Task.
Report the total number of lines that include the string "diagram", without any other text.

(Entries with chart source code)

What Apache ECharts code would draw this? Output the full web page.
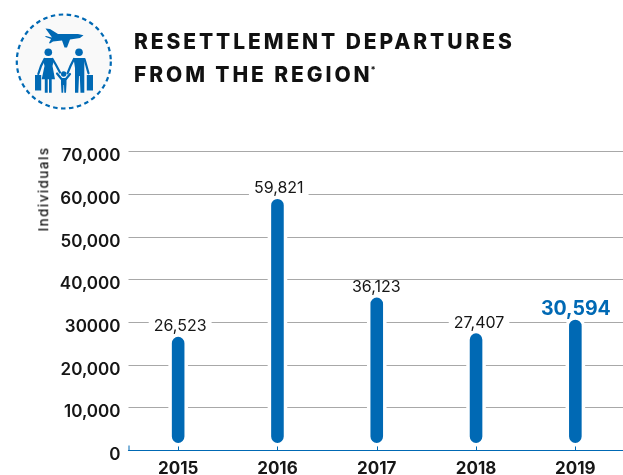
<!DOCTYPE html>
<html><head><meta charset="utf-8">
<script src="https://cdn.jsdelivr.net/npm/echarts@6/dist/echarts.min.js"></script>
<style>
html,body{margin:0;padding:0;background:#fff;width:623px;height:475px;overflow:hidden}
#c{position:absolute;left:0;top:0;width:623px;height:475px}
.t{position:absolute;left:134px;font:800 21px/24px Inter,Lato,sans-serif;letter-spacing:2.9px;color:#111;white-space:nowrap}
.t sup{font-size:9px;line-height:0;letter-spacing:0;vertical-align:9px;margin-left:-2px}
.n{position:absolute;left:43.5px;top:189px;width:0;height:0;white-space:nowrap;color:#111;font:500 13.5px/1 Inter,Lato,sans-serif;letter-spacing:1.4px}
.n span{position:absolute;transform:translate(-50%,-50%) rotate(-90deg)}
</style></head><body>
<div id="c"></div>
<div class="t" style="top:30px">RESETTLEMENT DEPARTURES</div>
<div class="t" style="top:63px">FROM THE REGION<sup>*</sup></div>
<div class="n"><span id="yname"></span></div>
<script>
const categories = ['2015','2016','2017','2018','2019'];
// Bar heights as drawn in the picture, and the printed labels above them.
const barHeights = [26590,58900,35800,27407,30594];
const valueLabels = ['26,523','59,821','36,123','27,407','30,594'];
const yTickLabels = ['0','10,000','20,000','30000','40,000','50,000','60,000','70,000'];
const yAxisName = 'Individuals';
document.getElementById('yname').textContent = yAxisName;

const BLUE = '#0069b4', INK = '#161616', FONT = 'Inter,Lato,sans-serif';
const HIGHLIGHT = categories.length - 1;
const BAR_W = 12.6, BAR_GAP = 7.5, HALO = 3.5;
const LABEL_SHIFT_X = [2,1.3,-0.5,3,0.5];

const chart = echarts.init(document.getElementById('c'), null, {renderer:'canvas'});
const ic = {fill:BLUE};
const poly = (pts)=>({type:'polygon',shape:{points:pts},style:ic});
const arm = (pts)=>({type:'polyline',shape:{points:pts},style:{stroke:BLUE,lineWidth:2.2,fill:'none',lineCap:'round'}});
chart.setOption({
  animation:false,
  backgroundColor:'#fff',
  grid:{left:128.5,width:496.5,top:151.5,height:298.9,containLabel:false,outerBoundsMode:'none'},
  xAxis:{type:'category',data:categories,boundaryGap:true,
    axisLine:{lineStyle:{color:BLUE,width:1.2}},
    axisTick:{show:true,alignWithLabel:true,inside:true,length:4.5,lineStyle:{color:BLUE,width:1}},
    axisLabel:{color:INK,fontFamily:FONT,fontSize:17,fontWeight:700,margin:9.5}},
  yAxis:{type:'value',min:0,max:70000,interval:10000,
    axisLine:{show:false},axisTick:{show:false},
    splitLine:{lineStyle:{color:'#a8a8a8',width:1}},
    axisLabel:{color:INK,fontFamily:FONT,fontSize:17,fontWeight:600,margin:8,verticalAlign:'top',lineHeight:9,
      formatter:(v)=>yTickLabels[v/10000]}},
  series:[{type:'custom',clip:false,data:barHeights.map((v,i)=>[i,v]),
    encode:{x:0,y:1},
    renderItem(params,api){
      const i=api.value(0), top=api.coord([i,api.value(1)]), base=api.coord([i,0]);
      const x=top[0]-BAR_W/2, y=top[1], h=base[1]-BAR_GAP-top[1];
      const hi=i===HIGHLIGHT;
      return {type:'group',children:[
        {type:'rect',shape:{x:x-HALO,y:y-HALO,width:BAR_W+2*HALO,height:h+2*HALO,r:(BAR_W+2*HALO)/2},style:{fill:'#fff'}},
        {type:'rect',shape:{x,y,width:BAR_W,height:h,r:BAR_W/2},style:{fill:BLUE}},
        {type:'text',x:top[0]+LABEL_SHIFT_X[i],y:y-10.5,style:{text:valueLabels[i],align:'center',verticalAlign:'middle',
          fill:hi?BLUE:INK,fontFamily:FONT,fontSize:hi?19.5:16,fontWeight:hi?700:400,lineHeight:13,
          backgroundColor:hi?'transparent':'#fff',padding:[0,5]}}
      ]};
    }}],
  graphic:[
    {type:'line',shape:{x1:129,y1:445.5,x2:129,y2:450},style:{stroke:BLUE,lineWidth:1}},
    {type:'circle',shape:{cx:63.8,cy:61.5,r:47},style:{fill:'#f9f9f9',stroke:BLUE,lineWidth:2.2,lineDash:[4.5,3.5]}},
    poly([[45.5,28.5],[50,29],[58,34],[78,34],[83.5,35.2],[80,38],[70,39.5],[67,47.5],[64.5,47.5],[62,40.5],[53,41.5],[50,43.5],[49,43],[51,39],[45,36.8],[46,36],[52,37.5]]),
    {type:'circle',shape:{cx:48.3,cy:52.3,r:3.8},style:ic},
    {type:'circle',shape:{cx:79,cy:52.3,r:3.8},style:ic},
    {type:'circle',shape:{cx:63.7,cy:74,r:2.7},style:ic},
    // woman
    poly([[44.5,58],[52.5,58],[53.5,62],[52.5,66],[55,79.3],[51.7,79.3],[51.7,92.7],[49,92.7],[49,79.3],[47.7,79.3],[47.7,92.7],[44.8,92.7],[44.8,79.3],[41.7,79.3],[44.5,66],[43.5,62]]),
    arm([[44.5,59],[41,66],[38.3,74]]),
    arm([[52.5,59],[56,65],[60,72.5]]),
    // man
    poly([[73.5,58],[84.5,58],[84.3,68],[84.3,92.7],[80.5,92.7],[79.8,76],[79,76],[78.3,92.7],[75,92.7],[75,68]]),
    arm([[74,59],[70.5,66],[67.5,73.3]]),
    arm([[84.5,59],[86.5,66],[88.5,73.3]]),
    // child
    poly([[61,78],[66.5,78],[66.5,84],[66,92.7],[64.3,92.7],[64,85],[63.5,85],[63.2,92.7],[61.5,92.7],[61,84]]),
    arm([[57,73.5],[61.5,79]]),
    arm([[70,74],[66,79]]),
    {type:'rect',shape:{x:35,y:75,width:6.2,height:15.5},style:ic},
    {type:'rect',shape:{x:86.8,y:75,width:6.2,height:15.5},style:ic}
  ]
});
</script></body></html>
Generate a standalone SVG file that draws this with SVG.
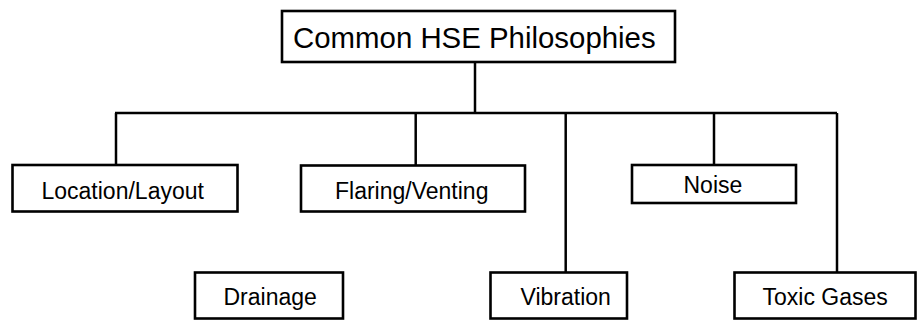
<svg xmlns="http://www.w3.org/2000/svg" width="923" height="320" viewBox="0 0 923 320">
<style>
.box{fill:#fff;stroke:#000;stroke-width:2.6}
.lbl{font-family:"Liberation Sans",Arial,sans-serif;font-size:23px;fill:#000}
.ttl{font-family:"Liberation Sans",Arial,sans-serif;font-size:29.4px;fill:#000}
.con{fill:none;stroke:#000;stroke-width:2.5}
</style>
<rect width="923" height="320" fill="#fff"/>
<g id="connectors" class="con">
<line x1="475" y1="62" x2="475" y2="113"/>
<line x1="115" y1="113" x2="837" y2="113"/>
<line x1="116" y1="113" x2="116" y2="165"/>
<line x1="415.7" y1="113" x2="415.7" y2="165.5"/>
<line x1="565.7" y1="113" x2="565.7" y2="272.5"/>
<line x1="714" y1="113" x2="714" y2="165"/>
<line x1="837" y1="113" x2="837" y2="272.5"/>
</g>
<g id="root">
<rect class="box" x="282" y="11" width="393" height="51"/>
<text class="ttl" x="293" y="48">Common HSE Philosophies</text>
</g>
<g id="location">
<rect class="box" x="12.5" y="165" width="225" height="46.5"/>
<text class="lbl" x="41.5" y="199">Location/Layout</text>
</g>
<g id="flaring">
<rect class="box" x="301" y="165.5" width="224" height="46"/>
<text class="lbl" x="335" y="199">Flaring/Venting</text>
</g>
<g id="noise">
<rect class="box" x="632" y="165" width="164" height="38"/>
<text class="lbl" x="683.5" y="192.5">Noise</text>
</g>
<g id="drainage">
<rect class="box" x="195" y="272.5" width="148" height="46"/>
<text class="lbl" x="223.5" y="305">Drainage</text>
</g>
<g id="vibration">
<rect class="box" x="490.5" y="272.5" width="136.5" height="46"/>
<text class="lbl" x="520.5" y="305">Vibration</text>
</g>
<g id="toxic">
<rect class="box" x="734.5" y="272.5" width="181" height="46"/>
<text class="lbl" x="762.5" y="305">Toxic Gases</text>
</g>
</svg>
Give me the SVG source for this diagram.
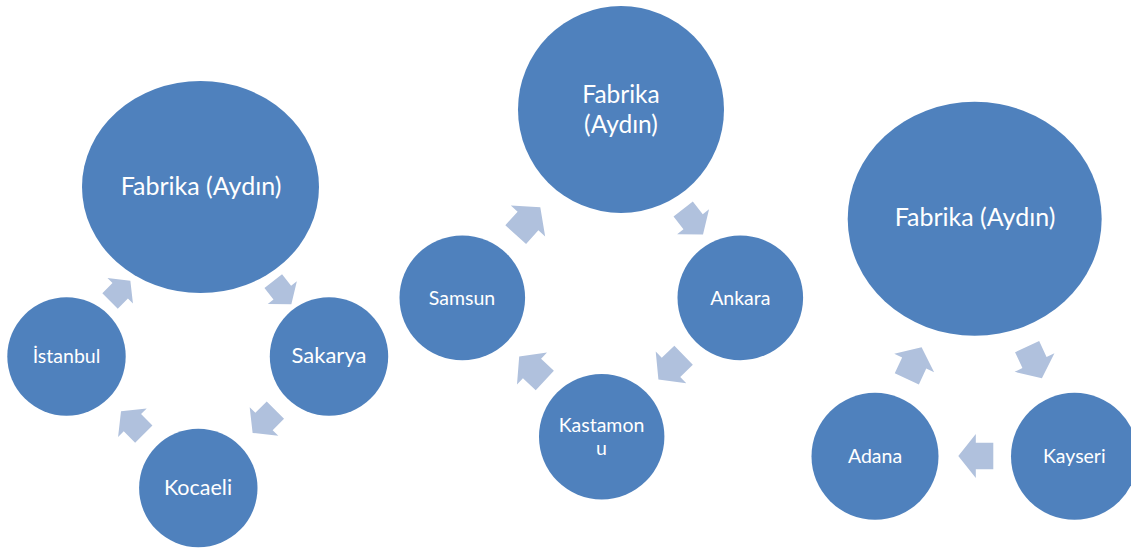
<svg xmlns="http://www.w3.org/2000/svg" width="1131" height="548" viewBox="0 0 1131 548">
<style>
.node{fill:#4F81BD;}
.lbl{fill:#FFFFFF;font-family:Lato,"Open Sans","Liberation Sans",sans-serif;text-anchor:middle;}
.arr{fill:#B0C1DD;}
</style>
<defs>
<path id="blk" d="M-17.5,-13.3 H0 V-22 L17.5,0 L0,22 V13.3 H-17.5 Z"/>
</defs>
<rect width="1131" height="548" fill="#FFFFFF"/>
<g id="connectors">
<use href="#blk" class="arr" transform="translate(120.2,290.8) rotate(-45) scale(0.82)"/>
<use href="#blk" class="arr" transform="translate(282.3,292.6) rotate(52) scale(0.84)"/>
<use href="#blk" class="arr" transform="translate(264,421.5) rotate(135) scale(0.92)"/>
<use href="#blk" class="arr" transform="translate(132.4,422.7) rotate(-135) scale(0.92)"/>
<use href="#blk" class="arr" transform="translate(528,221) rotate(-48) scale(1.05)"/>
<use href="#blk" class="arr" transform="translate(693.1,221.7) rotate(52) scale(0.92)"/>
<use href="#blk" class="arr" transform="translate(671,367.4) rotate(136) scale(1.0)"/>
<use href="#blk" class="arr" transform="translate(532,368.5) rotate(-137) scale(1.0)"/>
<use href="#blk" class="arr" transform="translate(914.2,363) rotate(-65) scale(1.0)"/>
<use href="#blk" class="arr" transform="translate(1034.5,362.5) rotate(65) scale(1.0)"/>
<use href="#blk" class="arr" transform="translate(975.8,456) rotate(180)"/>
</g>
<g id="d1-fabrika"><ellipse class="node" cx="200.5" cy="187" rx="118.5" ry="106"/><text class="lbl" x="201" y="195" font-size="25">Fabrika (Aydın)</text></g>
<g id="d1-istanbul"><circle class="node" cx="66.5" cy="356.5" r="59.2"/><text class="lbl" x="66.5" y="363" font-size="19.5">İstanbul</text></g>
<g id="d1-sakarya"><circle class="node" cx="329" cy="356.5" r="59.2"/><text class="lbl" x="329" y="363" font-size="22">Sakarya</text></g>
<g id="d1-kocaeli"><circle class="node" cx="198.3" cy="488" r="59.2"/><text class="lbl" x="198" y="495" font-size="21.5">Kocaeli</text></g>
<g id="d2-fabrika"><ellipse class="node" cx="621" cy="109.5" rx="103" ry="103.5"/><text class="lbl" x="621" y="103" font-size="24.5">Fabrika</text><text class="lbl" x="621" y="132.5" font-size="24.5">(Aydın)</text></g>
<g id="d2-samsun"><ellipse class="node" cx="462.3" cy="297.8" rx="62.8" ry="62.4"/><text class="lbl" x="462" y="305" font-size="19.5">Samsun</text></g>
<g id="d2-ankara"><ellipse class="node" cx="740.3" cy="297.8" rx="62.8" ry="62.4"/><text class="lbl" x="740.3" y="305" font-size="19.5">Ankara</text></g>
<g id="d2-kastamonu"><ellipse class="node" cx="601.7" cy="436.7" rx="62.7" ry="62.8"/><text class="lbl" x="601.5" y="431.7" font-size="19.5">Kastamon</text><text class="lbl" x="601.5" y="455" font-size="19.5">u</text></g>
<g id="d3-fabrika"><ellipse class="node" cx="974.7" cy="218.8" rx="127" ry="117"/><text class="lbl" x="975" y="226" font-size="25">Fabrika (Aydın)</text></g>
<g id="d3-adana"><circle class="node" cx="875" cy="456.3" r="63.5"/><text class="lbl" x="875" y="462.7" font-size="19.5">Adana</text></g>
<g id="d3-kayseri"><circle class="node" cx="1074.5" cy="456.3" r="63.5"/><text class="lbl" x="1074.3" y="462.7" font-size="19.5">Kayseri</text></g>
</svg>
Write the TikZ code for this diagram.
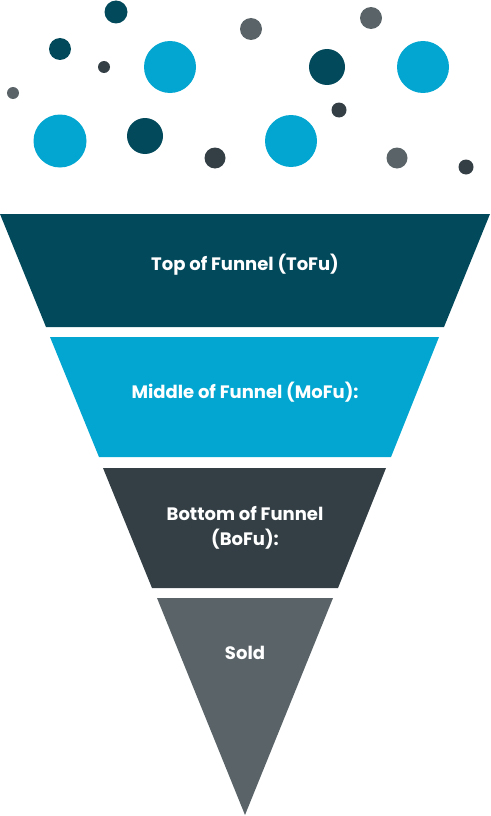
\documentclass[tikz,border=0pt]{standalone}
\usepackage{fontspec}
\setmainfont{Poppins}
\definecolor{tofu}{RGB}{2,73,92}
\definecolor{mofu}{RGB}{2,166,208}
\definecolor{bofu}{RGB}{51,63,69}
\definecolor{sold}{RGB}{90,100,104}
\tikzset{stagetext/.style={text=white, font=\bfseries\fontsize{18}{25}\selectfont, align=center}}
\begin{document}
\begin{tikzpicture}[x=1pt, y=-1pt, line join=round]
				\useasboundingbox (0,0) rectangle (490,816);
				% bubbles above the funnel
				\foreach \x/\y/\r/\c in {116/12/11.5/tofu, 60/49/11/tofu, 104/67/6/bofu, 13/93/6/sold,
					170/67/26/mofu, 251/29/11/sold, 371/18/11/sold, 327/67/18/tofu, 423/67/26/mofu,
					339/110/7.5/bofu, 60/141/26.5/mofu, 145/136/18/tofu, 215/158/10.5/bofu,
					291/141/26/mofu, 397/158/10.5/sold, 466/167/7.5/bofu}
				\fill[\c] (\x,\y) circle(\r);
				% funnel stages
				\path (0,214) coordinate (T_1) (490,214) coordinate (T_2)
				(46,327) coordinate (T_3) (444,327) coordinate (T_4)
				(50,337) coordinate (M_1) (439,337) coordinate (M_2)
				(99,457) coordinate (M_3) (391,457) coordinate (M_4)
				(103,468) coordinate (B_1) (386,468) coordinate (B_2)
				(152,588) coordinate (B_3) (338,588) coordinate (B_4)
				(157,598) coordinate (S_1) (333,598) coordinate (S_2)
				(245,815) coordinate (S_3);
				\fill[tofu] (T_1)--(T_2)--(T_4)--(T_3)--cycle;
				\fill[mofu] (M_1)--(M_2)--(M_4)--(M_3)--cycle;
				\fill[bofu] (B_1)--(B_2)--(B_4)--(B_3)--cycle;
				\fill[sold] (S_1)--(S_2)--(S_3)--cycle;
				\node[stagetext] (tofu) at (245,265) {Top of Funnel (ToFu)};
				\node[stagetext] (mofu) at (245,392) {Middle of Funnel (MoFu):};
				\node[stagetext] (bofu) at (245,528) {Bottom of Funnel\\(BoFu):};
				\node[stagetext] (sold) at (245,653) {Sold};
			\end{tikzpicture}
\end{document}
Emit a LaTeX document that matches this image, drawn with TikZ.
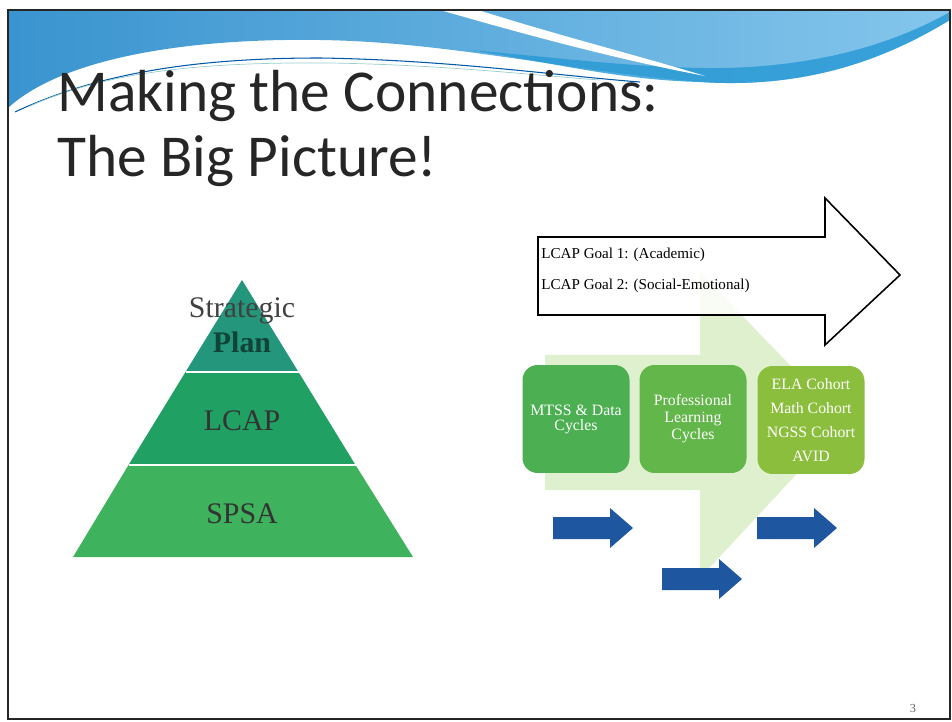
\documentclass[tikz,border=0pt]{standalone}
\usepackage{fontspec}
\setmainfont{Liberation Serif}
\newfontfamily\titlefont{Carlito}
\usepackage{tikz}

\definecolor{bannerA}{RGB}{58,148,207}
\definecolor{bannerB}{RGB}{132,198,236}
\definecolor{bannerC}{RGB}{38,152,212}
\definecolor{tierTop}{RGB}{36,150,124}
\definecolor{tierMid}{RGB}{33,160,100}
\definecolor{tierLow}{RGB}{62,178,92}
\definecolor{boxA}{RGB}{76,176,82}
\definecolor{boxB}{RGB}{98,182,74}
\definecolor{boxC}{RGB}{140,190,62}
\definecolor{bgGreen}{RGB}{222,240,206}
\definecolor{arrowBlue}{RGB}{30,86,160}
\definecolor{titleGray}{RGB}{38,38,38}

\begin{document}
\begin{tikzpicture}[x=0.02cm,y=-0.02cm,
  goalbox/.style={rounded corners=0.3cm,minimum width=2.14cm,minimum height=2.16cm,
    inner sep=0pt,align=center,text=white}]
\useasboundingbox (0,0) rectangle (952,722);

\shade[left color=bannerA,right color=bannerB] (8,10) -- (950,10) -- (950,20)
  .. controls (900,50) and (820,90) .. (700,82)
  .. controls (560,70) and (450,42) .. (320,40)
  .. controls (180,38) and (60,60) .. (8,108) -- cycle;
\fill[bannerC,opacity=0.8] (470,50) .. controls (560,64) and (620,80) .. (700,82)
  .. controls (820,90) and (900,50) .. (950,20) -- (950,12)
  .. controls (900,40) and (820,70) .. (700,68)
  .. controls (620,66) and (560,58) .. (470,50) -- cycle;
\fill[white] (440,10) -- (478,10) .. controls (560,36) and (640,56) .. (705,76)
  .. controls (620,60) and (530,36) .. (440,10) -- cycle;
\draw[teal!70!blue,line width=0.6pt] (15,112) .. controls (100,72) and (200,58) .. (320,58)
  .. controls (450,60) and (560,76) .. (640,82);
\draw[teal!40,line width=0.4pt] (30,106) .. controls (110,70) and (210,62) .. (330,63)
  .. controls (450,65) and (540,76) .. (600,80);

\draw[black!85,line width=1.2pt] (8,10) rectangle (950,719);

\node[anchor=base west,inner sep=0pt,text=titleGray,font=\titlefont\fontsize{33.8}{40}\selectfont] (title1) at (57,112) {Making the Connections:};
\node[anchor=base west,inner sep=0pt,text=titleGray,font=\titlefont\fontsize{33.8}{40}\selectfont] (title2) at (57,177) {The Big Picture!};

% pyramid
\fill[tierLow] (73,557) -- (413,557) -- (355.5,465) -- (128.5,465) -- cycle;
\fill[tierMid] (128.5,465) -- (355.5,465) -- (298.5,372) -- (185.5,372) -- cycle;
\fill[tierTop] (185.5,372) -- (298.5,372) -- (242,280) -- cycle;
\draw[white,line width=1.2pt] (185.5,372) -- (298.5,372);
\draw[white,line width=1.2pt] (128.5,465) -- (355.5,465);

\node[anchor=base,text=black!75,font=\fontsize{17}{17}\selectfont] (strategic) at (242,317) {Strategic};
\node[anchor=base,text=tierTop!45!black,font=\bfseries\fontsize{17}{17}\selectfont] (plan) at (242,353) {Plan};
\node[anchor=base,text=black!80,font=\fontsize{17}{17}\selectfont] (lcap) at (242,430) {LCAP};
\node[anchor=base,text=black!80,font=\fontsize{17}{17}\selectfont] (spsa) at (242,523) {SPSA};

% process
\fill[bgGreen] (545,355) -- (700,355) -- (700,272) -- (845,422) -- (700,578) -- (700,490) -- (545,490) -- cycle;
\draw[line width=0.9pt,fill=white,fill opacity=0.8] (538,237) -- (825,237) -- (825,198) -- (900,275)
  -- (825,345) -- (825,315) -- (538,315) -- cycle;
\node[anchor=base west,inner sep=0pt,font=\fontsize{8.6}{10}\selectfont] (goal1) at (541,259) {LCAP Goal 1: (Academic)};
\node[anchor=base west,inner sep=0pt,font=\fontsize{8.6}{10}\selectfont] (goal2) at (541,290) {LCAP Goal 2: (Social-Emotional)};

\node[goalbox,fill=boxA,font=\fontsize{9}{8.5}\selectfont] (mtss) at (576,419) {MTSS \& Data\\Cycles};
\node[goalbox,fill=boxB,font=\fontsize{9}{9.7}\selectfont] (profl) at (693,419) {Professional\\Learning\\Cycles};
\node[goalbox,fill=boxC,font=\fontsize{9}{13.6}\selectfont] (cohort) at (811,420) {ELA Cohort\\Math Cohort\\NGSS Cohort\\AVID};

\foreach \x/\y in {553/517, 662/568, 757/517}
  \fill[arrowBlue] (\x,\y) -- ++(57,0) -- ++(0,-9) -- ++(23,20) -- ++(-23,20) -- ++(0,-9) -- ++(-57,0) -- cycle;

\node[text=black!60,font=\fontsize{7}{7}\selectfont] (pagenum) at (913,708) {3};

\end{tikzpicture}
\end{document}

Task response.
2